I always wanted to have my own brand too. For me, (Believe the Hype) is about me being underrecruited in high school. If you believe the hype about yourself, you have confidence that you can play, and don’t let anybody tell you anything other than that. That’s not just in football. In life in general, just always have confidence and don’t let anybody else determine how good you are at something.

You’ve worn purple at Central Arkansas and now red at Illinois State. What’s your favorite color?

My favorite colors are orange and blue. But when it comes to football, I like the red. I wore red in high school, and I always liked how I looked in red. When I came here and saw myself in the red uniform again, it gave me flashbacks to high school.

Who has the best and worst fashion sense on the team?

I’m going to be humble and not say myself. (Laughs) If I had to choose, I’d say (wide receiver) Jabari Khepera. He reminds me of my fashion. He puts different things together. Some people try too hard, and you can tell.
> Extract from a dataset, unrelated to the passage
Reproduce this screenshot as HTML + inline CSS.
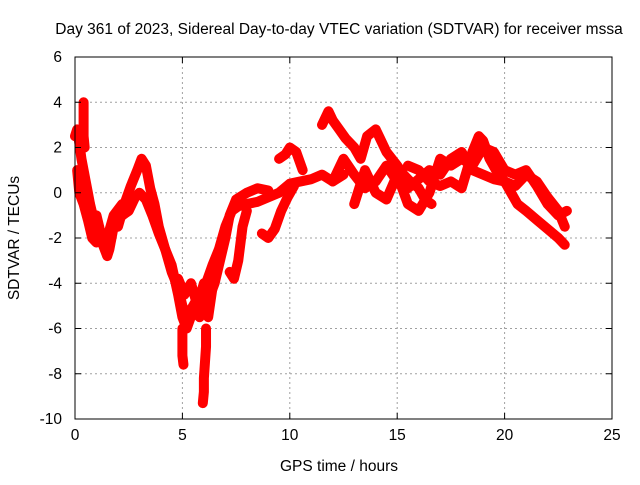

With Jabari, you can tell he’s not trying too hard, and it’s put together well.

The worst? I’m going to say everybody knows how to dress.

What do you miss most about Texas?

For one, it’s not as cold. I miss being around my family and my friends that I grew up with. I miss the food. We had an argument with (two teammates) from Chicago. Some of us from the South had an argument about who’s got the best food.

They said Chicago’s got better food than the South, but that’s a lie. (Laughs)

I miss the big-city life, just being able to get out and do so many different activities. I had adapted to living in Arkansas, so I’ve adapted here quickly.